What does “validating the market” mean for an AI startup?
It means proving that a specific workflow problem is frequent, urgent, and already costly to the customer. This is done through structured interviews and early pricing tests before serious building starts.
What actually counts as a moat in an AI business?
A moat must come from workflow integration, unique data, distribution, or trust and compliance. Simply using AI or having better prompts is easy for competitors to copy.
Why is pricing part of validation and not just a later decision?
Pricing proves whether the product is truly mission-critical and whether customers value it enough to pay. It also reveals early whether your margins can survive real usage costs.
How can founders validate without building a full product?

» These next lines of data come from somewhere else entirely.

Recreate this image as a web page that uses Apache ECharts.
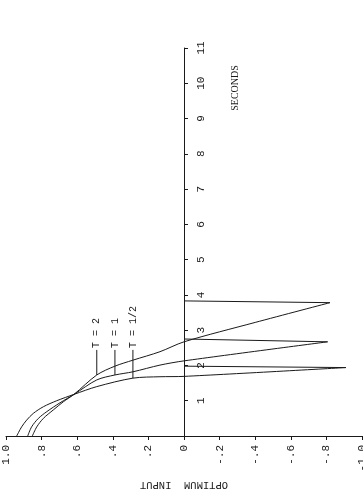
<!DOCTYPE html>
<html><head><meta charset="utf-8">
<script src="https://cdn.jsdelivr.net/npm/echarts@6/dist/echarts.min.js"></script>
<style>html,body{margin:0;padding:0;background:#fff}#c{width:363px;height:502px}</style>
</head><body><div id="c"></div>
<script>
// Data (time in seconds, optimum input)
const seriesNames = ['T = 2', 'T = 1', 'T = 1/2'];
const t2Time   = [0, 0.26, 0.5, 0.74, 0.97, 1.18, 1.73, 1.98, 2.15, 2.39, 2.67, 3.22, 3.78, 3.83];
const t2Input  = [0.852, 0.827, 0.79, 0.734, 0.678, 0.618, 0.49, 0.388, 0.287, 0.135, 0, -0.40, -0.82, 0];
const t1Time   = [0, 0.26, 0.5, 0.69, 0.94, 1.18, 1.59, 1.73, 1.82, 2.01, 2.13, 2.67, 2.75];
const t1Input  = [0.878, 0.856, 0.818, 0.771, 0.697, 0.618, 0.49, 0.388, 0.287, 0.135, 0, -0.807, 0];
const tHalfTime  = [0, 0.26, 0.45, 0.64, 0.83, 1.0, 1.18, 1.40, 1.64, 1.68, 1.69, 1.94, 1.98];
const tHalfInput = [0.94, 0.912, 0.884, 0.847, 0.79, 0.715, 0.618, 0.49, 0.287, 0.135, 0, -0.91, 0];
// leader lines for the curve labels
const leaderInput     = [0.49, 0.388, 0.287];
const leaderTimeCurve = [1.73, 1.73, 1.64];
const leaderTimeTop   = [2.44, 2.44, 2.44];
// tick labels
const inputTickLabels = ['-1.0', '-.8', '-.6', '-.4', '-.2', '0', '.2', '.4', '.6', '.8', '1.0'];
const timeTickLabels  = ['', '1', '2', '3', '4', '5', '6', '7', '8', '9', '10', '11'];

const ink = '#1a1a1a';
const mono = 'Liberation Mono';
const pairs = (t, v) => t.map((x, i) => [v[i], x]);

const curves = [[t2Time, t2Input], [t1Time, t1Input], [tHalfTime, tHalfInput]];
const series = [];
curves.forEach(([t, v], i) => {
  const d = pairs(t, v);
  series.push({ type: 'line', name: seriesNames[i], data: d.slice(0, d.length - 1),
    symbol: 'none', smooth: 0.3,
    lineStyle: { color: ink, width: 1 }, silent: true });
  series.push({ type: 'line', data: d.slice(d.length - 2),
    symbol: 'none', lineStyle: { color: ink, width: 1 }, silent: true });
});
seriesNames.forEach((n, i) => {
  series.push({ type: 'line',
    data: [[leaderInput[i], leaderTimeCurve[i]], [leaderInput[i], leaderTimeTop[i]]],
    symbol: 'none', lineStyle: { color: ink, width: 1 }, silent: true });
});

const chart = echarts.init(document.getElementById('c'), null, { renderer: 'canvas' });
const W = 363, gridLeft = 6, gridRight = 1;
const yAxisOpt = {
  type: 'value', min: 0, max: 11, interval: 1, position: 'right', offset: 0,
  axisLine: { onZero: false, lineStyle: { color: ink, width: 1 } },
  axisTick: { length: 4, lineStyle: { color: ink, width: 1 } },
  splitLine: { show: false },
  axisLabel: { rotate: 90, margin: 12, fontFamily: mono, fontSize: 11, color: ink,
    formatter: v => timeTickLabels[Math.round(v)] }
};
chart.setOption({
  animation: false,
  backgroundColor: '#fff',
  grid: { left: gridLeft, right: gridRight, top: 48, bottom: 66, containLabel: false, outerBoundsMode: 'none' },
  xAxis: {
    type: 'value', min: -1, max: 1, interval: 0.2, inverse: true, position: 'bottom',
    axisLine: { onZero: false, lineStyle: { color: ink, width: 1 } },
    axisTick: { length: 4, lineStyle: { color: ink, width: 1 } },
    splitLine: { show: false },
    axisLabel: { rotate: 90, margin: 9, fontFamily: mono, fontSize: 11, color: ink,
      formatter: v => inputTickLabels[Math.round((v + 1) / 0.2)] },
    name: 'OPTIMUM  INPUT', nameLocation: 'middle', nameGap: 42, nameRotate: 180,
    nameTextStyle: { fontFamily: mono, fontSize: 10.5, color: ink }
  },
  yAxis: yAxisOpt,
  series: series
});

// move the time axis onto input = 0 (offset from the grid's right edge)
const zeroX = chart.convertToPixel({ xAxisIndex: 0 }, 0);
const rightX = W - gridRight;
chart.setOption({ yAxis: { offset: zeroX - rightX } });

// place curve labels and SECONDS from data coordinates
const labelGraphics = seriesNames.map((n, i) => {
  const p = chart.convertToPixel({ gridIndex: 0 }, [leaderInput[i], leaderTimeTop[i]]);
  return { type: 'text', x: p[0], y: p[1] - 2, rotation: Math.PI / 2,
    style: { text: n, fontFamily: mono, fontSize: 10, fill: ink, align: 'left', verticalAlign: 'middle' } };
});
labelGraphics.push({ type: 'text', x: 235, y: 88, rotation: Math.PI / 2,
  style: { text: 'SECONDS', fontFamily: 'Liberation Serif', fontSize: 10, fill: ink,
           align: 'center', verticalAlign: 'middle' } });
chart.setOption({ graphic: labelGraphics });
</script></body></html>
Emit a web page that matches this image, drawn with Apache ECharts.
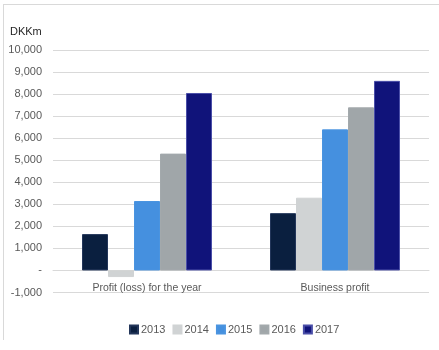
<!DOCTYPE html>
<html>
<head>
<meta charset="utf-8">
<script src="https://cdn.jsdelivr.net/npm/echarts@6/dist/echarts.min.js"></script>
<style>
  html, body { margin: 0; padding: 0; background: #fff; }
  #chart { width: 439px; height: 350px; }
</style>
</head>
<body>
<div id="chart"></div>
<script>
// Profit figures in DKK million, per metric and year
const categories = ['Profit (loss) for the year', 'Business profit'];
const years = ['2013', '2014', '2015', '2016', '2017'];
const values2013 = [1650, 2600];
const values2014 = [-300, 3300];
const values2015 = [3150, 6400];
const values2016 = [5300, 7400];
const values2017 = [8050, 8600];
const yTickMin = -1000;
const yTickMax = 10000;
const yTickStep = 1000;

const seriesValues = [values2013, values2014, values2015, values2016, values2017];
const colors = ['#0A1F3F', '#D0D3D4', '#4590DF', '#A0A6A9', '#10137A'];
const borders = ['#23365A', '#D0D3D4', '#4A94E0', '#A3A9AC', '#4A4EA8'];

const fontFamily = '"Liberation Sans", Arial, sans-serif';

const chart = echarts.init(document.getElementById('chart'), null, { renderer: 'canvas' });

chart.setOption({
  animation: false,
  backgroundColor: '#fff',
  color: colors,
  grid: { left: 53, right: 10, top: 50, bottom: 57.5, containLabel: false },
  graphic: [
    { type: 'line', shape: { x1: 3, y1: 4.5, x2: 439, y2: 4.5 }, style: { stroke: '#d9d9d9', lineWidth: 1 } },
    { type: 'line', shape: { x1: 3.5, y1: 4, x2: 3.5, y2: 340 }, style: { stroke: '#d9d9d9', lineWidth: 1 } },
    { type: 'text', left: 10, top: 26, style: { text: 'DKKm', font: '11px ' + fontFamily, fill: '#262626' } }
  ],
  legend: {
    data: years,
    left: 124,
    top: 319,
    itemWidth: 8,
    itemHeight: 8,
    itemGap: 7,
    icon: 'rect',
    textStyle: { fontFamily: fontFamily, fontSize: 11, color: '#595959', padding: [0, 0, 0, -2] }
  },
  xAxis: {
    type: 'category',
    data: categories,
    axisLine: { onZero: true, lineStyle: { color: '#d9d9d9' } },
    axisTick: { show: false },
    axisLabel: { fontFamily: fontFamily, fontSize: 10.5, color: '#595959', margin: -10 }
  },
  yAxis: {
    type: 'value',
    min: yTickMin,
    max: yTickMax,
    interval: yTickStep,
    axisLine: { show: false },
    axisTick: { show: false },
    splitLine: { lineStyle: { color: '#d9d9d9', width: 1 } },
    axisLabel: {
      fontFamily: fontFamily,
      fontSize: 11,
      color: '#595959',
      margin: 11,
      formatter: v => v === 0 ? '-' : v.toLocaleString('en-US')
    }
  },
  series: years.map((y, i) => ({
    name: y,
    type: 'bar',
    data: seriesValues[i],
    barWidth: 26,
    barGap: '0%',
    itemStyle: { color: colors[i], borderColor: borders[i], borderWidth: 1 }
  }))
});
</script>
</body>
</html>
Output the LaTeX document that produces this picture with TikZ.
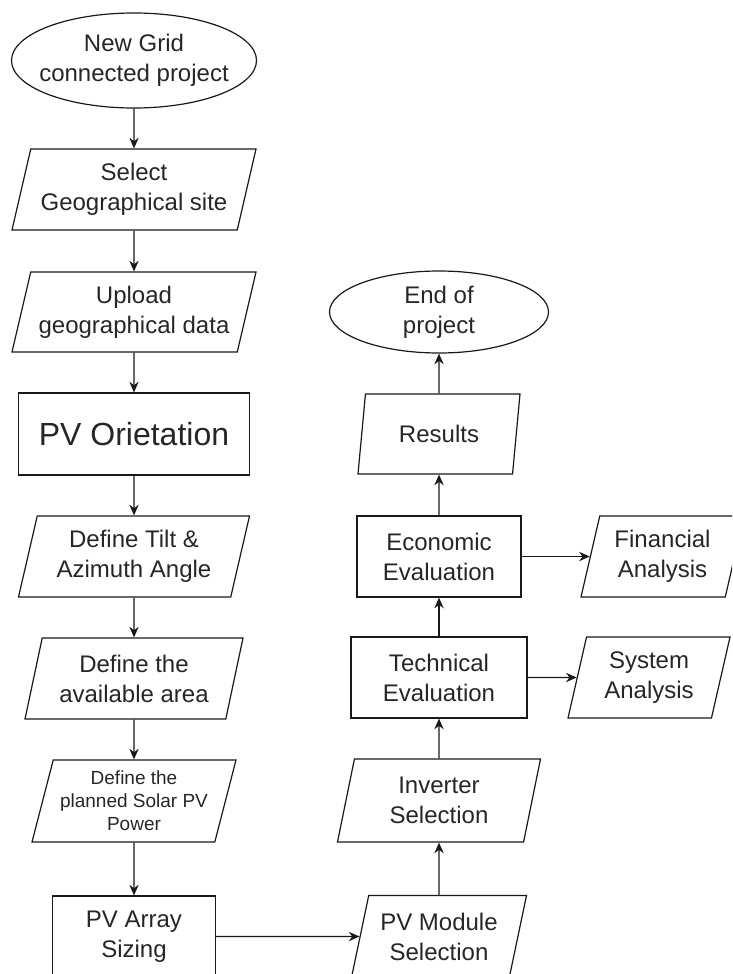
\documentclass[tikz,border=0pt]{standalone}
\usepackage{fontspec}
\setmainfont{Liberation Sans}
\usetikzlibrary{shapes.geometric,arrows.meta}
\definecolor{lnclr}{rgb}{0.1,0.1,0.1}
\definecolor{txclr}{rgb}{0.15,0.15,0.15}
\begin{document}
\begin{tikzpicture}[x=0.75pt,y=-0.75pt,
  every node/.style={font=\fontsize{18}{22.5}\selectfont, text=txclr, align=center},
  proc/.style={draw=lnclr, line width=0.9pt, rectangle, inner sep=2pt},
  io/.style={draw=lnclr, line width=0.9pt, trapezium, trapezium left angle=72, trapezium right angle=108, trapezium stretches body, inner sep=2pt},
  term/.style={draw=lnclr, line width=0.9pt, ellipse, inner xsep=-8pt, inner ysep=0pt},
  flow/.style={draw=lnclr, line width=1pt, -{Stealth[length=8pt,width=7pt]}}]
\useasboundingbox (0,0) rectangle (732,974);
\clip (0,0) rectangle (732,974);
% left column
\node [term, minimum width=183.75pt, minimum height=71.25pt] (start) at (134,60.5) {New Grid\\connected project};
\node [io, minimum width=183pt, minimum height=60.75pt] (site) at (134,189.5) {Select\\Geographical site};
\node [io, minimum width=183pt, minimum height=60pt] (upload) at (134,312) {Upload\\geographical data};
\node [proc, minimum width=173.25pt, minimum height=61.5pt, font=\fontsize{24}{28}\selectfont] (orient) at (134,434) {PV Orietation};
\node [io, minimum width=173.25pt, minimum height=60.75pt] (tilt) at (134,556.5) {Define Tilt \&\\Azimuth Angle};
\node [io, minimum width=163.5pt, minimum height=60.75pt] (area) at (134,678.5) {Define the\\available area};
\node [io, minimum width=153pt, minimum height=61.5pt, font=\fontsize{14.25}{17.25}\selectfont] (power) at (134,801) {Define the\\planned Solar PV\\Power};
\node [proc, minimum width=122.25pt, minimum height=60.75pt] (array) at (134,936.5) {PV Array\\Sizing};
% right column
\node [io, minimum width=131.25pt, minimum height=61.5pt] (module) at (439,936.5) {PV Module\\Selection};
\node [io, minimum width=152.25pt, minimum height=62.25pt] (inverter) at (439,800.5) {Inverter\\Selection};
\node [proc, minimum width=132pt, minimum height=60.75pt] (tech) at (439,677.5) {Technical\\Evaluation};
\node [io, minimum width=121.5pt, minimum height=60.75pt] (system) at (649,677.5) {System\\Analysis};
\node [proc, minimum width=123pt, minimum height=60.75pt] (econ) at (439,556.5) {Economic\\Evaluation};
\node [io, minimum width=122.25pt, minimum height=60.75pt] (finance) at (662.5,556.5) {Financial\\Analysis};
\node [io, minimum width=121.5pt, minimum height=60pt] (results) at (439,434) {Results};
\node [term, minimum width=164.25pt, minimum height=61.5pt] (finish) at (439,312) {End of\\project};
% connectors
\draw [flow] (start) -- (site);
\draw [flow] (site) -- (upload);
\draw [flow] (upload) -- (orient);
\draw [flow] (orient) -- (tilt);
\draw [flow] (tilt) -- (area);
\draw [flow] (area) -- (power);
\draw [flow] (power) -- (array);
\draw [flow] (array) -- (module);
\draw [flow] (module) -- (inverter);
\draw [flow] (inverter) -- (tech);
\draw [flow] (tech) -- (system);
\draw [flow] (tech) -- (econ);
\draw [flow] (econ) -- (finance);
\draw [flow] (econ) -- (results);
\draw [flow] (results) -- (finish);
\end{tikzpicture}
\end{document}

They can use mockups, manual backends, and simple prototypes to deliver outcomes and observe real behavior. This approach accelerates learning while avoiding months of unnecessary engineering.
Conclusion: Validation Is a Three-Proof System
To validate an AI startup idea in 2026, you must prove:
- Market: urgent pain + buyer + willingness to pay
- Moat: workflow ownership, distribution, trust, or data advantage
- Monetization: margins + retention + scalable pricing
AI makes building easy. But building is not the hard part. The hard part is building something people pay for, keep using, and can’t easily replace.
If you validate in this order – market first, then moat, then monetization – you’ll avoid the most common failure mode in startups: spending months perfecting a product that the market never wanted.